**Work to complete**
Will you output the lines between the ones holding "Give me the matplotlib source for this chart." and "from matplotlib.ticker import FuncFormatter", inclusive, exactly as they stand, and only those lines, with the pictures left out?

**Available records**
Start

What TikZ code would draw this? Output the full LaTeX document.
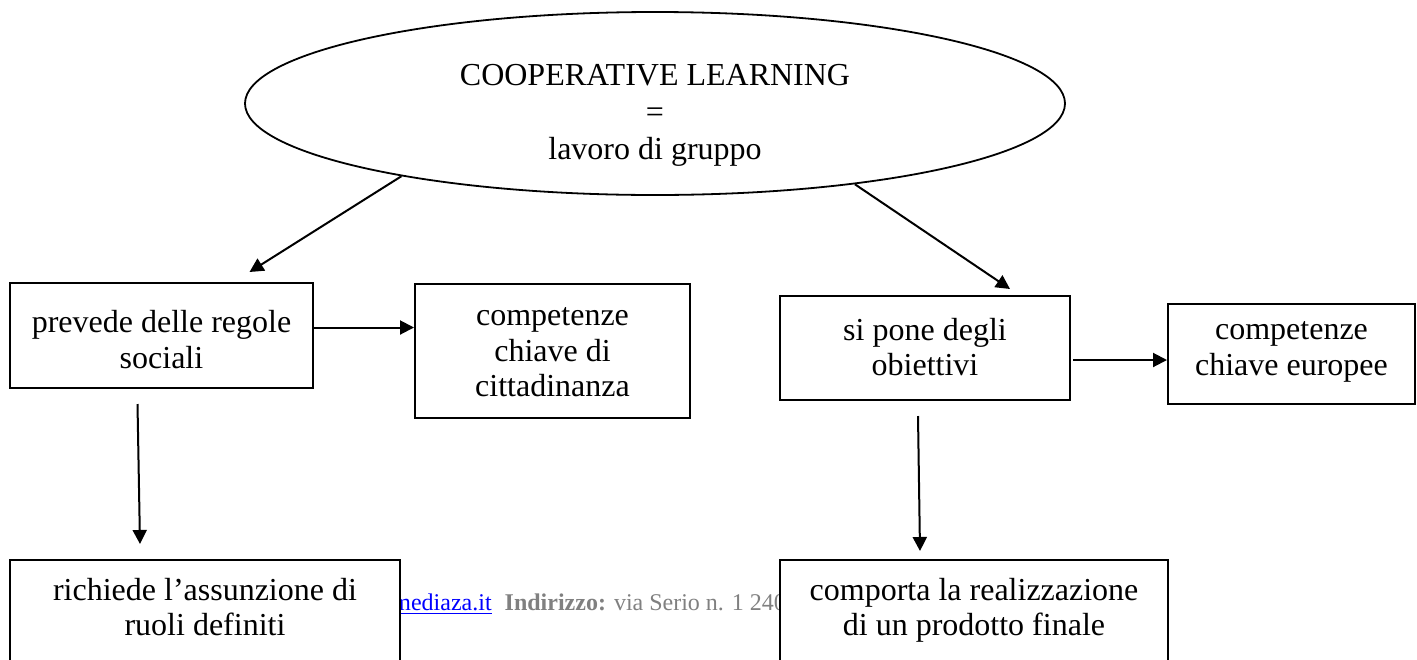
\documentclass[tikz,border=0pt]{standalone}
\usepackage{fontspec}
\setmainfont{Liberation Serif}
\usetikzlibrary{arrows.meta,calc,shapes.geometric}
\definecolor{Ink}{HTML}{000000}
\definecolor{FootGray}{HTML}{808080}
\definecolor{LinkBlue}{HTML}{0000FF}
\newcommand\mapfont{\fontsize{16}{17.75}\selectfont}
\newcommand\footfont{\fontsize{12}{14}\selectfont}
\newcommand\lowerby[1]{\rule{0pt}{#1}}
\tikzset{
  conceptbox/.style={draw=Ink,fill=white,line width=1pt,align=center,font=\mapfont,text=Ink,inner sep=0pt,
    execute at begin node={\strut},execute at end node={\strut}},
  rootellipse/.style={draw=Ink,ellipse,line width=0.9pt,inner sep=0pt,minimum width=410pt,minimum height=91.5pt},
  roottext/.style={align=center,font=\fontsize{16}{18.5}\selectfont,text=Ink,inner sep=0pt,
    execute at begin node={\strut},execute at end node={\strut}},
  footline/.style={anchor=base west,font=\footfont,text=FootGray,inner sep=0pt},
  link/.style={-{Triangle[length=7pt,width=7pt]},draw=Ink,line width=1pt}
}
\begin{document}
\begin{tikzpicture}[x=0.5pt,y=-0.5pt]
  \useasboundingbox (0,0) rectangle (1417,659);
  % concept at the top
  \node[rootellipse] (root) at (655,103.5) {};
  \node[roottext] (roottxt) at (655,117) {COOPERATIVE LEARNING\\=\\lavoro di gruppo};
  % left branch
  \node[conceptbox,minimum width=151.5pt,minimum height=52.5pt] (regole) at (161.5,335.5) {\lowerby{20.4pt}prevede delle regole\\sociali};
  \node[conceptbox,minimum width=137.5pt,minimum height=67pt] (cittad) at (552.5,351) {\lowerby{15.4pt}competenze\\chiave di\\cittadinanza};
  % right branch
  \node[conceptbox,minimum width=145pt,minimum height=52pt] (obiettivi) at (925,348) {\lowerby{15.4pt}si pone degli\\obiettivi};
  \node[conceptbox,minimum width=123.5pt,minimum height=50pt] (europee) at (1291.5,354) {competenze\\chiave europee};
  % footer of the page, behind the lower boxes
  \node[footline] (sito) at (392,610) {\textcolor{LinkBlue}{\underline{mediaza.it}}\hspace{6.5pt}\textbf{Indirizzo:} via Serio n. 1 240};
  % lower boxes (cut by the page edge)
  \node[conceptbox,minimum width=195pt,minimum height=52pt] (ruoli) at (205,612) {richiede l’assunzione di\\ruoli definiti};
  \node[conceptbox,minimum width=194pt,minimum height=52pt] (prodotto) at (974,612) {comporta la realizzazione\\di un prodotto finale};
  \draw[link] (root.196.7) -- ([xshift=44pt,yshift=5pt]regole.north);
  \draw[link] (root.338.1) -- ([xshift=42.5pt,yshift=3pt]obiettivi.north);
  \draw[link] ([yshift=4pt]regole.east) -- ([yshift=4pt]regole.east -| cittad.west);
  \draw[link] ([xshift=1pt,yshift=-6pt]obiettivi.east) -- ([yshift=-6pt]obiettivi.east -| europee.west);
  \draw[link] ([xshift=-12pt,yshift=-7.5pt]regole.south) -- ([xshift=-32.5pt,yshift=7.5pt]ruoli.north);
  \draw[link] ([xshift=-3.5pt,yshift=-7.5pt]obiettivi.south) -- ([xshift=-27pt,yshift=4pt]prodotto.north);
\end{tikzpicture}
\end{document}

End
Start

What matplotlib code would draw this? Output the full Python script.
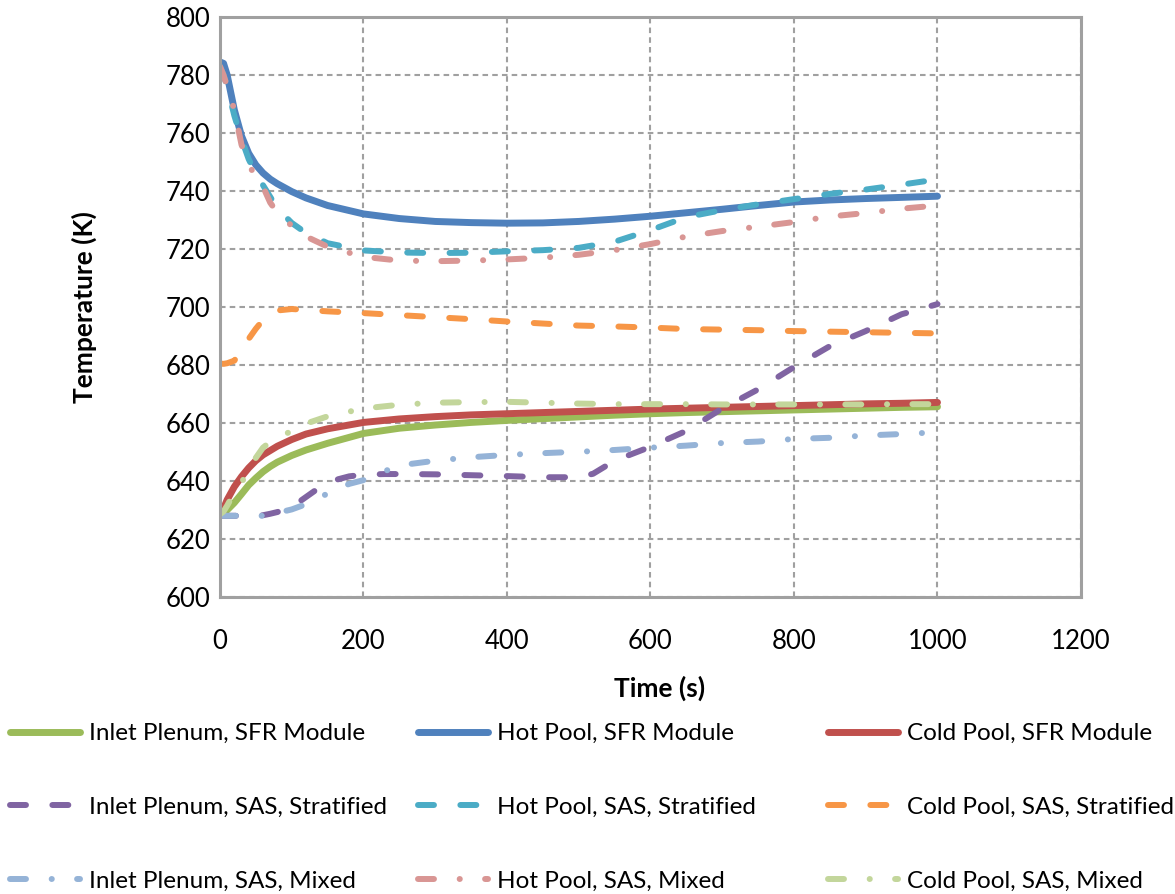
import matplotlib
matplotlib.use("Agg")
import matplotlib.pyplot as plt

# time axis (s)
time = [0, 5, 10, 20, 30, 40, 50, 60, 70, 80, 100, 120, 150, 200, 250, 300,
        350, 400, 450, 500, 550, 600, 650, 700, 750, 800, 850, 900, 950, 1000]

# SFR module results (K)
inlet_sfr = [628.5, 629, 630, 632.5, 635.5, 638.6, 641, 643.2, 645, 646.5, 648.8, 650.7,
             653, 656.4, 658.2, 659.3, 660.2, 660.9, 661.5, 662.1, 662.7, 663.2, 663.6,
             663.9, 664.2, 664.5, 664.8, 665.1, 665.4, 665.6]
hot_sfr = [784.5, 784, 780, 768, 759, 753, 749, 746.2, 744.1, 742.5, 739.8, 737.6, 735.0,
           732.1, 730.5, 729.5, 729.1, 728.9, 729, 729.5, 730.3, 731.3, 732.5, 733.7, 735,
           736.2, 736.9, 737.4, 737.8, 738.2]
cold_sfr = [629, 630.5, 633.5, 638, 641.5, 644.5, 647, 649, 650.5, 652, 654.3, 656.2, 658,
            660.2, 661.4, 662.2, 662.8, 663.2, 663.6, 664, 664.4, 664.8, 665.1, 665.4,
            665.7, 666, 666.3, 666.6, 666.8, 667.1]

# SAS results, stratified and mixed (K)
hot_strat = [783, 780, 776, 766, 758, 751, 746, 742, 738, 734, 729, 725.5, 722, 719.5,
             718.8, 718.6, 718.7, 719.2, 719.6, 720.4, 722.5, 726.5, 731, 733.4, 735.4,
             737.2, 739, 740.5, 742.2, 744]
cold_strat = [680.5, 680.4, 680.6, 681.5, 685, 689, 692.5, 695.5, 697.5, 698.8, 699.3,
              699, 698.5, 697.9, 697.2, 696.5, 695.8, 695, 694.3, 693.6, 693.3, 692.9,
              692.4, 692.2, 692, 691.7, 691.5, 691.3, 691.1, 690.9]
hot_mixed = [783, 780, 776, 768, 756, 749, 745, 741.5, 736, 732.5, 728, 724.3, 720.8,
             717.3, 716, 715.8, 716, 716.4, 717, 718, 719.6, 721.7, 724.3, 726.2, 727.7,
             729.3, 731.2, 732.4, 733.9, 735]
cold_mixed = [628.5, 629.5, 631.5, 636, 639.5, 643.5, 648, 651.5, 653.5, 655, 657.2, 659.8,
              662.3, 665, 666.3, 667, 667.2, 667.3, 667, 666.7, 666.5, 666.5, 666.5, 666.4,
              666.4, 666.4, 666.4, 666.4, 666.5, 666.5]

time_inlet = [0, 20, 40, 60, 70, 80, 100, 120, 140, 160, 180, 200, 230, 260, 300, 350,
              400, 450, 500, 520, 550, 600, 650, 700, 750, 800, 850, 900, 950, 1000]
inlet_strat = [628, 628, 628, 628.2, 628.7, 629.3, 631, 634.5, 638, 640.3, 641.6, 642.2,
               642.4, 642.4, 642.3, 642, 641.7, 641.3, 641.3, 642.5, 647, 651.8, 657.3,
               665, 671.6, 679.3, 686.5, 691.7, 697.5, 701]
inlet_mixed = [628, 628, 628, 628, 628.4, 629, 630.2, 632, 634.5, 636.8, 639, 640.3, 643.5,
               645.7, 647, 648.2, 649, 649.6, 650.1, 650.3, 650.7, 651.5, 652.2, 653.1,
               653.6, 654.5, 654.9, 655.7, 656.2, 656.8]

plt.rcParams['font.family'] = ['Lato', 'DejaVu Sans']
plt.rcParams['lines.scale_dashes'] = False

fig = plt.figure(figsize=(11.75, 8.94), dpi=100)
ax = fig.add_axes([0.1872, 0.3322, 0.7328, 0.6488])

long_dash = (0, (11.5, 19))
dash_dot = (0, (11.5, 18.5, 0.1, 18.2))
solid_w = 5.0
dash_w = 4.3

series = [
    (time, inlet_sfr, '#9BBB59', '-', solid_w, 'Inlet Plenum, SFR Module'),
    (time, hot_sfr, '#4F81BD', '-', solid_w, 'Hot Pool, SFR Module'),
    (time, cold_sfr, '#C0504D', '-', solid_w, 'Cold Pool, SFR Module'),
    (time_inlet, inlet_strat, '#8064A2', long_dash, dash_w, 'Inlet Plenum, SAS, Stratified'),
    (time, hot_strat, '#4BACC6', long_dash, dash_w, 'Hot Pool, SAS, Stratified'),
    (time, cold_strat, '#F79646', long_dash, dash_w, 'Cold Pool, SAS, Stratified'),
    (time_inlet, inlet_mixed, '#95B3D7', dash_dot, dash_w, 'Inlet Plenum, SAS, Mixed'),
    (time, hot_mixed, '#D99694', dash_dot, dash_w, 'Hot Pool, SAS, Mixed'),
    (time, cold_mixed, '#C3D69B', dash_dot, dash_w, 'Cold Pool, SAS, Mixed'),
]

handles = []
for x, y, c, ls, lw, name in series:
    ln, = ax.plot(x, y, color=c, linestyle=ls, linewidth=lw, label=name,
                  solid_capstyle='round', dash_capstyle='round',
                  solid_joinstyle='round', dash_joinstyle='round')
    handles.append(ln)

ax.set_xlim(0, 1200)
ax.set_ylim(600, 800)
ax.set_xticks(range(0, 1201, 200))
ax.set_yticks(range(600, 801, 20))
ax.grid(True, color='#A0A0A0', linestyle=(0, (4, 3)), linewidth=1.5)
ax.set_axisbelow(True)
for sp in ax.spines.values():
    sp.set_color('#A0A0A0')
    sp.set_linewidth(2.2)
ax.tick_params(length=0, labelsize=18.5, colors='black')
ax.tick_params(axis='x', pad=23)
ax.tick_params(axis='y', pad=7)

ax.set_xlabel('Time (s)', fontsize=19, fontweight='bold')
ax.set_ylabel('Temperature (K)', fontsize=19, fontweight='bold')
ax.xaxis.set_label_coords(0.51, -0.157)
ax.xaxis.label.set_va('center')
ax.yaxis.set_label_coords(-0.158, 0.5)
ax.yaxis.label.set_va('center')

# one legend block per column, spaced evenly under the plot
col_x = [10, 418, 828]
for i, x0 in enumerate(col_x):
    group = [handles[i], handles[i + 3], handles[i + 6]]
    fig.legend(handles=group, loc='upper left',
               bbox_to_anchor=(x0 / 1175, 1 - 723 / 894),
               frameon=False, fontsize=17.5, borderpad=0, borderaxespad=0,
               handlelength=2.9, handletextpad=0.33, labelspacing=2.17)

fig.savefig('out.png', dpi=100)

End
Start

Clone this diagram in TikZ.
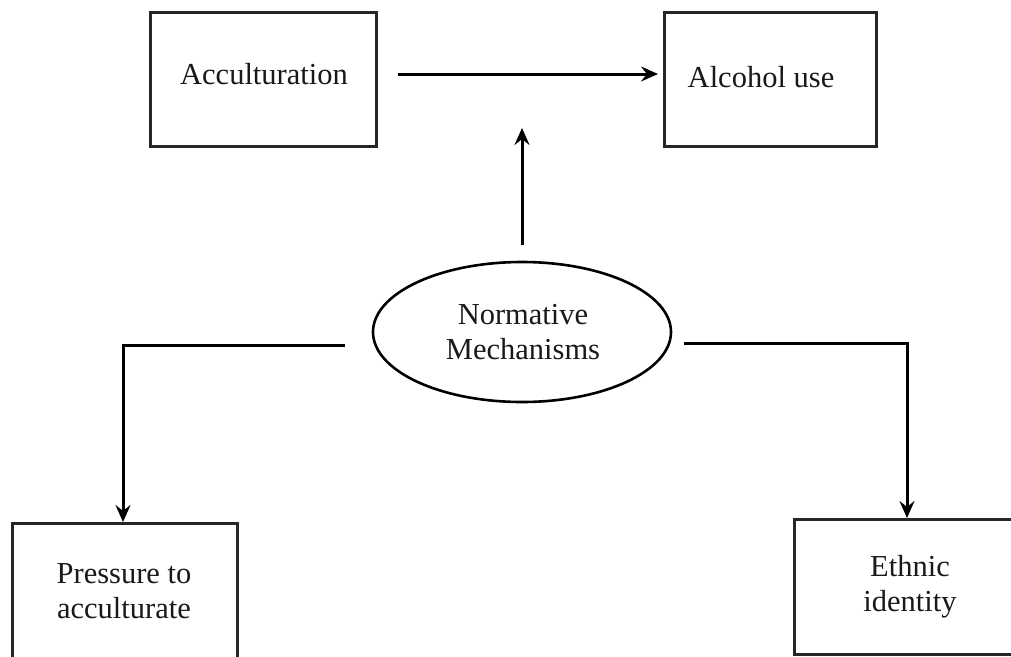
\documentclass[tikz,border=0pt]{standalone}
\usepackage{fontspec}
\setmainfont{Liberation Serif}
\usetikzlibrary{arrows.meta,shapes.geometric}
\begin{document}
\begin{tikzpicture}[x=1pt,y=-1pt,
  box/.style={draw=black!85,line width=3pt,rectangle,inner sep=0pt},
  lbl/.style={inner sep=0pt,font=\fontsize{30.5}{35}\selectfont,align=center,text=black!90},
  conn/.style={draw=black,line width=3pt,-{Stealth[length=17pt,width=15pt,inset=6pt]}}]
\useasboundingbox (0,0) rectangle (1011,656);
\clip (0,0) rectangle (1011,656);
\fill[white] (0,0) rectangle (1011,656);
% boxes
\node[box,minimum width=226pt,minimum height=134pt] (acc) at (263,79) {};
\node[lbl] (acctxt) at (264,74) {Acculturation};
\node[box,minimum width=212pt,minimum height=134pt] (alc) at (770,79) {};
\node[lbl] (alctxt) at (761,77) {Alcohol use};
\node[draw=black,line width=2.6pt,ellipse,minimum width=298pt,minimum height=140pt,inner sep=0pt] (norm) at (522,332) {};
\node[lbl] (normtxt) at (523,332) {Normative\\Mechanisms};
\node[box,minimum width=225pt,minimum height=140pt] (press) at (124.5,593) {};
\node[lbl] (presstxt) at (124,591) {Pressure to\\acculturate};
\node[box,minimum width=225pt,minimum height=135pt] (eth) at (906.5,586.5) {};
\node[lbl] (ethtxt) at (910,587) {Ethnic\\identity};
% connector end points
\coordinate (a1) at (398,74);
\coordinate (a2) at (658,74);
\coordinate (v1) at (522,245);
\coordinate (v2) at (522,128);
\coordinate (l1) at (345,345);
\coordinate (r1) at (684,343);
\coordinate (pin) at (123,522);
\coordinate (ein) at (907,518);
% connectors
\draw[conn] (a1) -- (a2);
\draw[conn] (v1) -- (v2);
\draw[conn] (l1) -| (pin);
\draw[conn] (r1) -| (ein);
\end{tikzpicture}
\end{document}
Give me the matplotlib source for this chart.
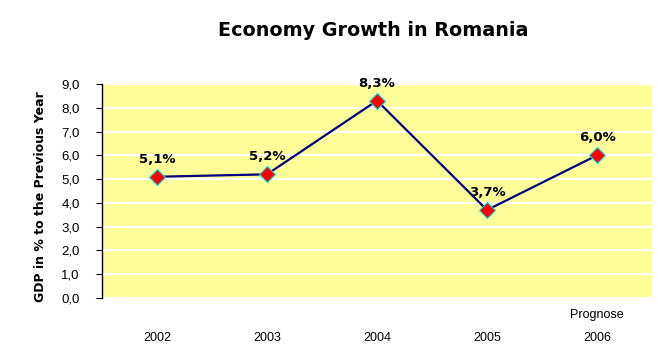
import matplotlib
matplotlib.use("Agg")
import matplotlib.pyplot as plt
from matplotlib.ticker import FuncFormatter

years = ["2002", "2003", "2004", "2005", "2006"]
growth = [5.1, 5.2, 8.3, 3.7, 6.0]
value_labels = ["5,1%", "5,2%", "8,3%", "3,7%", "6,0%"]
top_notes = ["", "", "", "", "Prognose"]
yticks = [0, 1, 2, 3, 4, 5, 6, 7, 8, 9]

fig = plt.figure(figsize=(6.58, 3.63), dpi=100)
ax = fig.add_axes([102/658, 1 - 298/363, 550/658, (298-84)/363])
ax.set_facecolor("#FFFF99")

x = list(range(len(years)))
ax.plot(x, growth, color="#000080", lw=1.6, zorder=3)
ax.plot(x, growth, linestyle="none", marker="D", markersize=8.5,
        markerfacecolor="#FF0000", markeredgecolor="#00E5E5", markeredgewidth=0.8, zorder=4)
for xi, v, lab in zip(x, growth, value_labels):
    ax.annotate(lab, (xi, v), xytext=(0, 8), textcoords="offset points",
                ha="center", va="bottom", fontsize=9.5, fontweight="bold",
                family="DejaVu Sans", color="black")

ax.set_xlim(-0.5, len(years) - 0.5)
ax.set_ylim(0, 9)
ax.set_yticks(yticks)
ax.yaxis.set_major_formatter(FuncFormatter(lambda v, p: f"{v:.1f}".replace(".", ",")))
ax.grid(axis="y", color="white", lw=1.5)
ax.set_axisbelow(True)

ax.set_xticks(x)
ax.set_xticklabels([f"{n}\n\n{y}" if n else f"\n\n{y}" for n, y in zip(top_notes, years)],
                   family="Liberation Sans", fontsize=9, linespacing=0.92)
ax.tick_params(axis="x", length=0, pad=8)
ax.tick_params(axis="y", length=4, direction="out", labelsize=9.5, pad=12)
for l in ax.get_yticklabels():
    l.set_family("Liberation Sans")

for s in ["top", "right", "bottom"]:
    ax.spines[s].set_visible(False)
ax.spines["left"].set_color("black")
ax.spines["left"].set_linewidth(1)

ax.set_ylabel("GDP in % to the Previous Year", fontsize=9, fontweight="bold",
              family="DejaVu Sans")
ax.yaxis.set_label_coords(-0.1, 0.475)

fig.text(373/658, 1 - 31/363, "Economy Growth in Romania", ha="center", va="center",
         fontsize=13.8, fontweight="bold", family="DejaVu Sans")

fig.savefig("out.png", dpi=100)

End

**Solution for this task**
Give me the matplotlib source for this chart.
import matplotlib
matplotlib.use("Agg")
import matplotlib.pyplot as plt
from matplotlib.ticker import FuncFormatter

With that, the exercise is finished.